Life is definitely an ever-evolving learning trip! I recently completed a course on Bioregulatory Medicine and Homotoxicology (healing through gentle low-dilution detoxification) through the international College of Integrative Medicine. I am continually humbled by exposure to other artists, healers, and community members who share practical wisdom, beauty, compassion, and truth. I learn continually from my patients, clients, my own animal friends, people friends, antagonists, etc. I learn and receive messages from the most random strangers and passers-by, if I am open to hearing. So I am continually trying to be more and more receptive to hearing. I am currently enrolled in Sandra Ingerman’s teacher training program for shamanic healing, so that I may share with others how to tap into the spiritual aspects of healing. This has helped tremendously with end of life transitioning for our pets, communicating with animals, grief counseling, and navigating transitions. There really is a whole vast world of possibilities when we learn additional tools for dealing with life’s challenges.
What is the most unusual animal you ever treated?
I drew blood on a wallaby once. I learned how to do some techniques on alligators, also biopsies and anesthesia on fish. My hand disappeared when I cleaned out a deep gash on the bum of a white rhino inSouth Africa(the work of another rhino’s horn!)
If you could have a conversation with any animal, which would you choose and what would you ask?
I would like to ask a hummingbird if he is just playing chase or actually intending to be ferocious when he flies after another hummer. I would also like to ask my cat what he and his “friend” that he “plays” with really think of each other.

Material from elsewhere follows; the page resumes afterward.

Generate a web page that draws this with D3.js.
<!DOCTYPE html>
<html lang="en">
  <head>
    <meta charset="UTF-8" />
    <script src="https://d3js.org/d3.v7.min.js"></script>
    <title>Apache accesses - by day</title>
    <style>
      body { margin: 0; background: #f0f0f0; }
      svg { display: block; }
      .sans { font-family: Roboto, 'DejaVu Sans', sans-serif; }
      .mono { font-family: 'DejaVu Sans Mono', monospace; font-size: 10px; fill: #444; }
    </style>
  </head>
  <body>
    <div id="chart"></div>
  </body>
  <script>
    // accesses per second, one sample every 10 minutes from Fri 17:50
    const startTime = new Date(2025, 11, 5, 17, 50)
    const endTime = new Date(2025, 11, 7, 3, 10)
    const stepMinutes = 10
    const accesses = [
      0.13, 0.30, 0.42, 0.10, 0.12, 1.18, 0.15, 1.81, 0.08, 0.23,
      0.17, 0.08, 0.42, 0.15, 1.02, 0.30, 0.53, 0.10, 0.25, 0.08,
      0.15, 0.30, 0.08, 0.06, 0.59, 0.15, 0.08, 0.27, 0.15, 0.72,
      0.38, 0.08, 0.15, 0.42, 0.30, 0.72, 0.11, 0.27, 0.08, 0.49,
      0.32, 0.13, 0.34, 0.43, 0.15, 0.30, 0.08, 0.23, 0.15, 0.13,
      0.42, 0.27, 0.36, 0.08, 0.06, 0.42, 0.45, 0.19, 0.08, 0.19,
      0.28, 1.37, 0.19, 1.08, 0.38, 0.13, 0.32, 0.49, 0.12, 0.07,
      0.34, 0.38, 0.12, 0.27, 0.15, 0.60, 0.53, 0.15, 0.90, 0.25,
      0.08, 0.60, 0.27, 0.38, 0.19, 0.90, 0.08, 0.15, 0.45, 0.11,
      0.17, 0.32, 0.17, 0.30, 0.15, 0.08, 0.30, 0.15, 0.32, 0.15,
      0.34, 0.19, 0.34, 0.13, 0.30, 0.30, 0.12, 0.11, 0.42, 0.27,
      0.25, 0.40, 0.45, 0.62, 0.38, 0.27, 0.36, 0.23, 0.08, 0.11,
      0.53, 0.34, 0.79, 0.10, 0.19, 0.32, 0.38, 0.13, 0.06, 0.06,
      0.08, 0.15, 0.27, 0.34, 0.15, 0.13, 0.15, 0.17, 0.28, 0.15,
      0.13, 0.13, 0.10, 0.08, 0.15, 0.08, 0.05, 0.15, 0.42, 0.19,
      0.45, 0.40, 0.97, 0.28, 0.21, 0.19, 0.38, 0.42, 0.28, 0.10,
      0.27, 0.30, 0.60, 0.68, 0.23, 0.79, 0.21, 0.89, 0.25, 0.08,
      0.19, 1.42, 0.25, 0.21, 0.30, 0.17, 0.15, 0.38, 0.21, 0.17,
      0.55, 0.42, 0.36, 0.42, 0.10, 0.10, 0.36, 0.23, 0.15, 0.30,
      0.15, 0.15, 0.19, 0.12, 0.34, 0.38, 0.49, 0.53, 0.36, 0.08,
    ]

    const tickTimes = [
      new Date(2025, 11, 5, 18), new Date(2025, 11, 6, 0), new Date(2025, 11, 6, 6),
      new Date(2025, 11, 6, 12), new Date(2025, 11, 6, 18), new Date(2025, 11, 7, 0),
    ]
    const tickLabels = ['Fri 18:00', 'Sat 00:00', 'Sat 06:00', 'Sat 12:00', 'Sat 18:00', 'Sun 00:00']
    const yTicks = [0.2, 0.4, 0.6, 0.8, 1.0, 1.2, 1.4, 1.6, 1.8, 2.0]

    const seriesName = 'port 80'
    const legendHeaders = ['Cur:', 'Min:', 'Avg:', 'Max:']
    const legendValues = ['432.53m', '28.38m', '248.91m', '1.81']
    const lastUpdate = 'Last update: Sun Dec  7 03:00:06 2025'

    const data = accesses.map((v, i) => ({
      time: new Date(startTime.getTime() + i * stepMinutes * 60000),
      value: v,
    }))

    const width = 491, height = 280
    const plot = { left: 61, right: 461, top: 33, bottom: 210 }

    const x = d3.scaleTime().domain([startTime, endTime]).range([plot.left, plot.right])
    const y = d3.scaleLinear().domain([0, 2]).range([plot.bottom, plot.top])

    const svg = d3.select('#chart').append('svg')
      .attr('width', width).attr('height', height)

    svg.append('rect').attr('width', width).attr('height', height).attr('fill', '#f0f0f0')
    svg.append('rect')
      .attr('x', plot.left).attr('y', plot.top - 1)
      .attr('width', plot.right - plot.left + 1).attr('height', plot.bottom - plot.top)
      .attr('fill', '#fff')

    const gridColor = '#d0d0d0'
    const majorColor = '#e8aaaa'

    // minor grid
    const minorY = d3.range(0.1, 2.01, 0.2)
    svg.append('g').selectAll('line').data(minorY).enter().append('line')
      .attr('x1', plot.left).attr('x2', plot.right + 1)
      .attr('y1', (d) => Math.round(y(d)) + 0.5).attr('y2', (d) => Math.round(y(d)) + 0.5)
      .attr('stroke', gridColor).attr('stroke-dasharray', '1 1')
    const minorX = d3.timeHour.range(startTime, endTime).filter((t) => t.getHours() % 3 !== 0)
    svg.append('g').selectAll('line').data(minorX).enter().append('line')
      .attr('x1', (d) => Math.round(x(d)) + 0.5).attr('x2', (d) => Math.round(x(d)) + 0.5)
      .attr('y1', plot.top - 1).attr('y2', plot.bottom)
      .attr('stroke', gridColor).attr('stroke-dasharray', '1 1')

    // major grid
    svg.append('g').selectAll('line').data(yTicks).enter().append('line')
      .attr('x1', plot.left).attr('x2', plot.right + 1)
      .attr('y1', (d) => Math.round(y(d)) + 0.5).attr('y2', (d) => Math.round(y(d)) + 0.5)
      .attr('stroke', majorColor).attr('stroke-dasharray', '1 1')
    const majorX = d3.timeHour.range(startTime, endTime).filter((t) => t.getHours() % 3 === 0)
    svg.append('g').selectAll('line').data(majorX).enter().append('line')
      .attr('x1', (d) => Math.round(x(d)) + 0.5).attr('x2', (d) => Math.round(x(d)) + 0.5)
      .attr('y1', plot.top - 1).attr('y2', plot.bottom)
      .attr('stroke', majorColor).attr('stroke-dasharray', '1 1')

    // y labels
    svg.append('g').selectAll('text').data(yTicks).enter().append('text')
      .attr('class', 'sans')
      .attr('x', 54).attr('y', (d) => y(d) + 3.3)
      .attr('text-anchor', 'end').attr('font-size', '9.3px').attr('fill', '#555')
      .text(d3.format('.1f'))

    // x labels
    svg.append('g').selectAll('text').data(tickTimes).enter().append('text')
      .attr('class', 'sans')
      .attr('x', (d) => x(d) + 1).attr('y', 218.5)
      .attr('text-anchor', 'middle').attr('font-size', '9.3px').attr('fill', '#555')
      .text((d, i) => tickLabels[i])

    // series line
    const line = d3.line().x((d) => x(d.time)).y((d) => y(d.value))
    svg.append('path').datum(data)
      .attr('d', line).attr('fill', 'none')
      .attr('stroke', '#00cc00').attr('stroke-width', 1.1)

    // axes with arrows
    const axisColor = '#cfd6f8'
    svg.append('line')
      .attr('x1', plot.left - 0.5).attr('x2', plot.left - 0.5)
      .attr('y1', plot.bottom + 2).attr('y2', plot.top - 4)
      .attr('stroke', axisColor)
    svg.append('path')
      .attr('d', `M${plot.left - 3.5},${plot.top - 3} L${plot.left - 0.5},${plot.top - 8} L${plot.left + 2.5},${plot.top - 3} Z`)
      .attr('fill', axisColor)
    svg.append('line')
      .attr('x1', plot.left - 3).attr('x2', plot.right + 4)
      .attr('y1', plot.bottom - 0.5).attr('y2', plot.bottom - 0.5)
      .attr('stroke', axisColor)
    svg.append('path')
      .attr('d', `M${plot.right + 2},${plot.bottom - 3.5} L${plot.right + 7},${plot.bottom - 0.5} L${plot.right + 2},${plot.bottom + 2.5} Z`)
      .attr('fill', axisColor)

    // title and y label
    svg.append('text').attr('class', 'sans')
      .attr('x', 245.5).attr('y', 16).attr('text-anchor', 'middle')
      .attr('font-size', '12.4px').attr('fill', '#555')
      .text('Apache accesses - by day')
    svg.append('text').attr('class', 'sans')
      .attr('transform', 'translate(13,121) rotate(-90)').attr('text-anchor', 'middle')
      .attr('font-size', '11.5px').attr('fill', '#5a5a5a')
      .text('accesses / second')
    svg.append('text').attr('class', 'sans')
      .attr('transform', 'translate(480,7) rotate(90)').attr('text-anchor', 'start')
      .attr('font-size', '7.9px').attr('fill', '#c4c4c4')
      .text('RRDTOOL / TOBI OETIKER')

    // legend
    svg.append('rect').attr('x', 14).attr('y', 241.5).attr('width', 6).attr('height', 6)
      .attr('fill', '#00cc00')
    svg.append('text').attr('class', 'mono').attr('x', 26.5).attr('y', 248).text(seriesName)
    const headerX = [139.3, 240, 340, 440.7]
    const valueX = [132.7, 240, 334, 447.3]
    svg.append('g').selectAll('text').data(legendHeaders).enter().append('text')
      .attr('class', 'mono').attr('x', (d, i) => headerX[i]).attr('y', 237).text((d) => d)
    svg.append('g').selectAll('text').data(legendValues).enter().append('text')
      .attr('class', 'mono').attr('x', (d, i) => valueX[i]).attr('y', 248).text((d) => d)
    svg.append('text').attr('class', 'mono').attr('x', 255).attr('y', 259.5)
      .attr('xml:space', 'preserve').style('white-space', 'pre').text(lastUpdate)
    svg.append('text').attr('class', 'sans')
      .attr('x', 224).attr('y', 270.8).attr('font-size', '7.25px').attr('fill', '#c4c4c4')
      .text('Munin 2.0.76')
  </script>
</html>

What advice would you give pet owners who want to be the best care givers to their furry (or scaly or slimy) companions?
Take time every day to just sit and be present with your pets. This should be quality, quiet, reflective time in addition to the regular exercise and play time. Often you will bond more deeply and have a clearer idea about your pet’s needs by doing this. Make sure to groom your pet and give them massages routinely. The regular contact with their bodies will allow you to notice a lump, tight muscle or change in mobility earlier. Take the time to teach them new tricks and try to learn a communication style that enhances your interactions with your pet. Animals love when we acknowledge their consciousness. The more we invest in them, the more they can feel comfortable to blossom as a living sentient being with a unique personality.
Think about the further reaching implications of all your daily actions. For example, try to support organic practices to minimize pesticide residues. Explore non-invasive techniques such as acupuncture, nutrition and physical therapy for your pet, as an option instead of surgery if possible. Support local businesses that are trying to make conscientious decisions for animals, the land and people. Never be afraid to get a second or third opinion when it comes to a medical procedure. Supplement your pet’s diet with fresh, wholesome foods. If unsure how, get guidance from a vet who enjoys discussing nutrition.
Anything else we should know about you?
I’m just beginning capoeira classes which I am really excited about!